BEIJING (BLOOMBERG) – China’s economy is being hit from all sides – a property slump, energy crisis, weak consumer sentiment and soaring raw material costs – and government data on Monday (Oct 18) will show just how bad things are looking.
Economists surveyed by Bloomberg predict a slowdown in gross domestic product (GDP) growth to 5 per cent in the third quarter from 7.9 per cent in the previous three months, and a weakening in monthly industrial production and investment figures last month. Retail sales may show a pickup after a major virus outbreak was contained.
The outlook for the world’s second-largest economy has darkened in recent months following a worsening in the property market and a shock electricity shortage that forced factories to curb output or shut down completely. Economists have been steadily downgrading their growth forecasts for the year – some like Nomura Holdings predict it could drop to as low as 7.7 per cent – with ripple effects for the rest of the world.
“It’s not an optimistic picture for the third quarter’s growth, especially as the low-base effect is fading,” said China economist Liu Peiqian at NatWest Markets in Singapore. “In the third quarter, the authorities prioritised longer-term reform goals and were less focused on the short-term growth target.”
Here are some of the key things to watch from the data, which is due for release at 10am local time on Monday:
Beijing has steadily tightened restrictions on the property market in a bid to curb financial risks, causing a slump in construction and exacerbating a liquidity crisis at developer China Evergrande Group, resulting in a broader spillover in the industry. The combined sales of China’s top 100 developers plummeted 36 per cent year-on-year last month, which is traditionally a peak season for home sales. That will have a knock-on effect on the broader economy, since Goldman Sachs estimates the property sector and related downstream industries make up almost a quarter of GDP.
With strained cash flow, developers are unlikely to splash out on new investment. Growth in real estate investment likely slowed to 9.5 per cent in the nine months through last month from a year earlier, down from 10.9 per cent in August, according to economists surveyed by Bloomberg.
Factories were forced to halt production because of electricity shortages during the second half of last month, causing the purchasing managers index to slump below 50 for the first time since the coronavirus pandemic started last year, a sign of contraction in manufacturing. However, strong export data and rising electricity consumption last month suggest the impact of the power crisis on industrial production may be more mixed.
Electricity consumption in the secondary industry increased 6 per cent year on year, implying strong industrial activity despite power outages, Goldman Sachs analysts said in a note. Power usage data can be volatile though, they said, and could deviate from industrial production trends, based on past results. Economists surveyed by Bloomberg predict industrial production growth slowed to 3.9 per cent last month from a year ago, which would match the pace in April last year.
China has had to deal with its widest Covid-19 outbreak since the virus first emerged in late 2019 after cases of the Delta variant began spreading from mid-July.
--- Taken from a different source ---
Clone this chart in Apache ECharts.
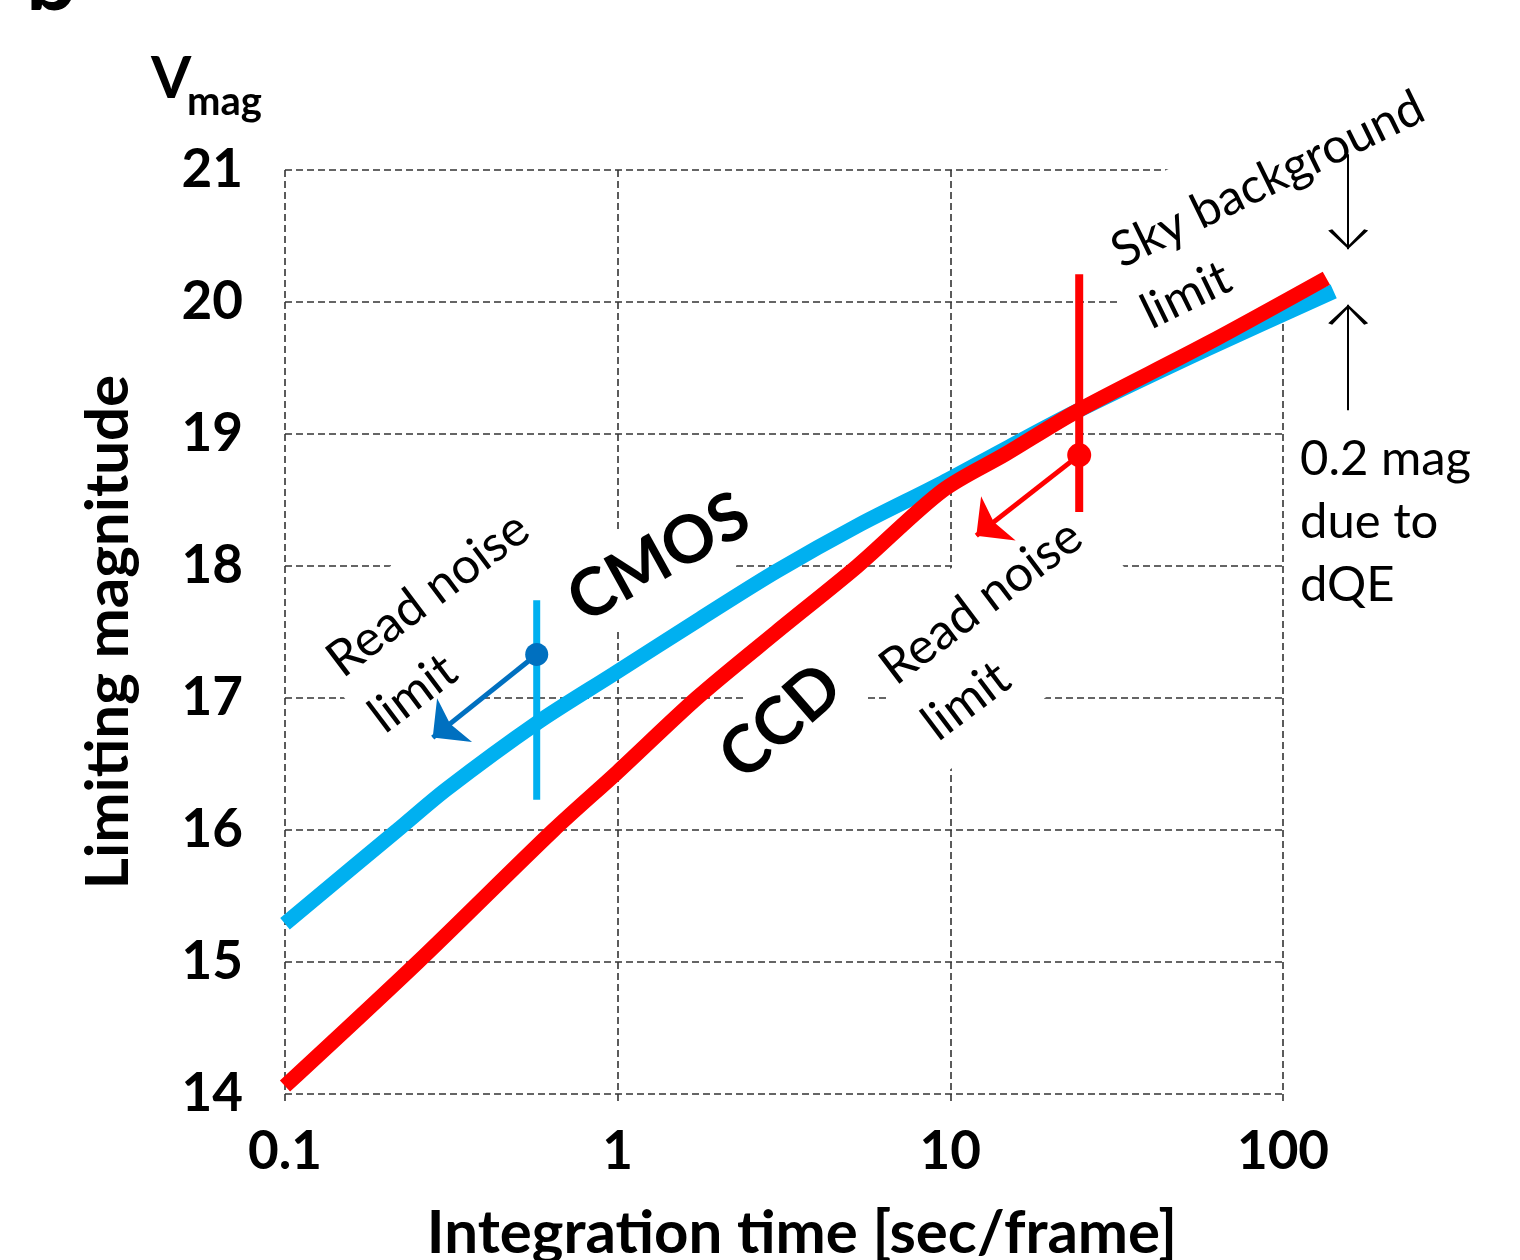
<!DOCTYPE html>
<html>
<head>
<meta charset="utf-8">
<script src="https://cdn.jsdelivr.net/npm/echarts@6/dist/echarts.min.js"></script>
<style>
html,body{margin:0;padding:0;background:#fff;}
#chart{width:1520px;height:1260px;}
</style>
</head>
<body>
<div id="chart"></div>
<script>
// ---------- data ----------
const cmosTime = [0.1, 0.218, 0.306, 0.571, 0.97, 1.77, 3.0, 5.3, 9.46, 14.7, 23.9, 58.7, 142];
const cmosMag  = [15.29, 16.0, 16.31, 16.81, 17.18, 17.60, 17.96, 18.31, 18.63, 18.89, 19.17, 19.64, 20.08];
const ccdTime  = [0.1, 0.251, 0.642, 1.0, 1.73, 3.0, 5.26, 9.46, 14.7, 23.9, 58.7, 135];
const ccdMag   = [14.06, 15.0, 16.0, 16.44, 17.0, 17.5, 18.0, 18.57, 18.85, 19.17, 19.68, 20.18];
const xTickValues = [0.1, 1, 10, 100];
const yTickValues = [14, 15, 16, 17, 18, 19, 20, 21];
// read-noise-limit markers: [time, mag]
const cmosNoiseBar   = [[0.571, 16.23], [0.571, 17.74]];
const cmosNoisePoint = [[0.571, 17.33]];
const cmosNoiseArrow = [[0.571, 17.33], [0.278, 16.70]];
const ccdNoiseBar    = [[24.4, 18.41], [24.4, 20.21]];
const ccdNoisePoint  = [[24.4, 18.84]];
const ccdNoiseArrow  = [[24.4, 18.84], [11.97, 18.23]];
// 0.2 mag bracket arrows
const dqeArrowDown = [[157, 21.12], [157, 20.40]];
const dqeArrowUp   = [[157, 19.18], [157, 19.98]];
// the curves run a little past the last tick; plotting range of the hidden axis
const plotTimeMax = 160;

const FONT = 'Lato';
const BLUE = '#00B0F0', DBLUE = '#0070C0', RED = '#FF0000';
const zip = (a, b) => a.map((v, i) => [v, b[i]]);
const deg = d => d * Math.PI / 180;
// arrow heads with the tip at the symbol centre
const filledHead = 'path://M10,-24L10.01,-24L10,-23.99Z M10,0L20,24L10,19L0,24Z';
const openHead = 'path://M10,-22L10.01,-22L10,-21.99Z M0,20L10,0L20,20L18,21.5L10,3.5L2,21.5Z';

const GL = 285, GT = 170, GW = 998, GH = 924;
const decades = Math.log10(xTickValues[xTickValues.length - 1] / xTickValues[0]);
const GW2 = GW * Math.log10(plotTimeMax / xTickValues[0]) / decades;

const chart = echarts.init(document.getElementById('chart'), null, {renderer: 'canvas'});
const dash = {color: '#333', width: 1.6, type: [7, 4]};

const textBox = (txt, x, y, rot, size, weight, align, vAlign, lh, pad, z) => ({
  type: 'text', x: x, y: y, rotation: deg(rot), z: z,
  style: {
    text: txt, fill: '#000', fontFamily: FONT, fontSize: size, fontWeight: weight,
    align: align, verticalAlign: vAlign, lineHeight: lh,
    backgroundColor: '#fff', padding: pad
  }
});
const onPlot = {xAxisIndex: 1, yAxisIndex: 1};

const option = {
  backgroundColor: '#fff',
  animation: false,
  grid: [
    {left: GL, top: GT, width: GW, height: GH, containLabel: false, outerBoundsMode: 'none'},
    {left: GL, top: GT, width: GW2, height: GH, containLabel: false, outerBoundsMode: 'none'}
  ],
  xAxis: [{
    gridIndex: 0, type: 'log', logBase: 10, min: xTickValues[0], max: xTickValues[xTickValues.length - 1],
    axisLine: {show: false},
    axisTick: {show: true, length: 10, lineStyle: dash},
    splitLine: {show: true, lineStyle: dash},
    minorTick: {show: false}, minorSplitLine: {show: false},
    axisLabel: {
      margin: 31, color: '#000', fontFamily: FONT, fontWeight: 'bold', fontSize: 53,
      formatter: v => String(+(+v).toPrecision(3))
    },
    name: 'Integration time [sec/frame]',
    nameLocation: 'middle', nameGap: 110,
    nameTextStyle: {color: '#000', fontFamily: FONT, fontWeight: 'bold', fontSize: 60, padding: [0, 0, 0, 36]}
  }, {
    gridIndex: 1, type: 'log', logBase: 10, min: xTickValues[0], max: plotTimeMax, show: false,
    splitLine: {show: false}
  }],
  yAxis: [{
    gridIndex: 0, type: 'value', min: yTickValues[0], max: yTickValues[yTickValues.length - 1], interval: 1,
    axisLine: {show: false}, axisTick: {show: false},
    splitLine: {show: true, lineStyle: dash},
    axisLabel: {margin: 42, color: '#000', fontFamily: FONT, fontWeight: 'bold', fontSize: 53},
    name: 'Limiting magnitude',
    nameLocation: 'middle', nameGap: 146, nameRotate: 90,
    nameTextStyle: {color: '#000', fontFamily: FONT, fontWeight: 'bold', fontSize: 60}
  }, {
    gridIndex: 1, type: 'value', min: yTickValues[0], max: yTickValues[yTickValues.length - 1], show: false,
    splitLine: {show: false}
  }],
  series: [
    Object.assign({name: 'CMOS', type: 'line', data: zip(cmosTime, cmosMag), showSymbol: false, symbol: 'none',
     smooth: 0.3, clip: false, z: 3, lineStyle: {color: BLUE, width: 15, cap: 'butt'}}, onPlot),
    Object.assign({name: 'CCD', type: 'line', data: zip(ccdTime, ccdMag), showSymbol: false, symbol: 'none',
     smooth: 0.3, clip: false, z: 4, lineStyle: {color: RED, width: 15, cap: 'butt'}}, onPlot),
    Object.assign({type: 'line', data: cmosNoiseBar, symbol: 'none', clip: false, z: 5,
     lineStyle: {color: BLUE, width: 7}}, onPlot),
    Object.assign({type: 'line', data: ccdNoiseBar, symbol: 'none', clip: false, z: 5,
     lineStyle: {color: RED, width: 8}}, onPlot),
    Object.assign({type: 'lines', coordinateSystem: 'cartesian2d', clip: false, z: 6,
     symbol: ['none', filledHead], symbolSize: [26, 56],
     lineStyle: {color: DBLUE, width: 5, opacity: 1, curveness: 0},
     data: [{coords: cmosNoiseArrow}]}, onPlot),
    Object.assign({type: 'lines', coordinateSystem: 'cartesian2d', clip: false, z: 6,
     symbol: ['none', filledHead], symbolSize: [26, 56],
     lineStyle: {color: RED, width: 5, opacity: 1, curveness: 0},
     data: [{coords: ccdNoiseArrow}]}, onPlot),
    Object.assign({type: 'scatter', data: cmosNoisePoint, symbolSize: 23, z: 7, clip: false,
     itemStyle: {color: DBLUE, opacity: 1}}, onPlot),
    Object.assign({type: 'scatter', data: ccdNoisePoint, symbolSize: 24, z: 7, clip: false,
     itemStyle: {color: RED, opacity: 1}}, onPlot),
    Object.assign({type: 'lines', coordinateSystem: 'cartesian2d', clip: false, z: 6,
     symbol: ['none', openHead], symbolSize: [20, 40],
     lineStyle: {color: '#000', width: 2, opacity: 1, curveness: 0},
     data: [{coords: dqeArrowDown}, {coords: dqeArrowUp}]}, onPlot)
  ],
  graphic: [
    {type: 'text', x: 26, y: 26, z: 1,
     style: {text: 'b', fill: '#000', fontFamily: FONT, fontWeight: 'bold', fontSize: 90, align: 'left', verticalAlign: 'bottom'}},
    {type: 'text', x: 151, y: 79, z: 1,
     style: {text: 'V', fill: '#000', fontFamily: FONT, fontWeight: 'bold', fontSize: 58, align: 'left', verticalAlign: 'middle'}},
    {type: 'text', x: 187, y: 102, z: 1,
     style: {text: 'mag', fill: '#000', fontFamily: FONT, fontWeight: 'bold', fontSize: 40, align: 'left', verticalAlign: 'middle'}},
    textBox('Read noise\nlimit', 346, 700, 37, 50, 'normal', 'left', 'middle', 70, [2, 12, 18, 10], 1),
    textBox('Read noise\nlimit', 896, 710, 37, 50, 'normal', 'left', 'middle', 70, [2, 16, 18, 14], 1),
    textBox('Sky background\nlimit', 1115, 292, 26, 49, 'normal', 'left', 'middle', 68, [4, 10, 34, 16], 1),
    textBox('CMOS', 659, 558, 29, 66, 'bold', 'center', 'middle', 72, [4, 12, 12, 12], 1.5),
    textBox('CCD', 781, 722, 41, 66, 'bold', 'center', 'middle', 72, [4, 12, 8, 12], 1.5),
    {type: 'text', x: 1300, y: 522, z: 1,
     style: {text: '0.2 mag\ndue to\ndQE', fill: '#000', fontFamily: FONT, fontSize: 49, lineHeight: 63,
             align: 'left', verticalAlign: 'middle'}}
  ]
};
chart.setOption(option);
</script>
</body>
</html>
The authorities managed to bring the resurgence under control by the end of last month but the country’s stringent zero-tolerance strategy has left a scar on consumption.
Local governments started to relax virus controls since late August, which may have helped retail sales in last month. Service sector activity also reported a stronger-than-expected recovery in the month, according to the official purchasing managers’ surveys. Retail sales growth likely accelerated to 3.5 per cent last month from 2.5 per cent in August, according to economists surveyed by Bloomberg.
Unexpectedly robust export growth last month was one of the few highlights in the economy in a sea of bad news. Appetite for Chinese goods in advanced economies remained strong, partly because overseas buyers have diverted orders from other emerging economies like Vietnam, which have struggled to get Delta virus outbreaks under control. Many buyers are also trying to front-load their Christmas shopping orders to cope with global supply chain problems.
The surging trade surplus is one reason why the renminbi has continued to strengthen this year even as the growth outlook worsened. Those gains may be starting to worry policymakers now, with the People’s Bank of China setting the renminbi fixing at a weaker-than-expected rate on Thursday, prompting the currency to drop from a four-month high.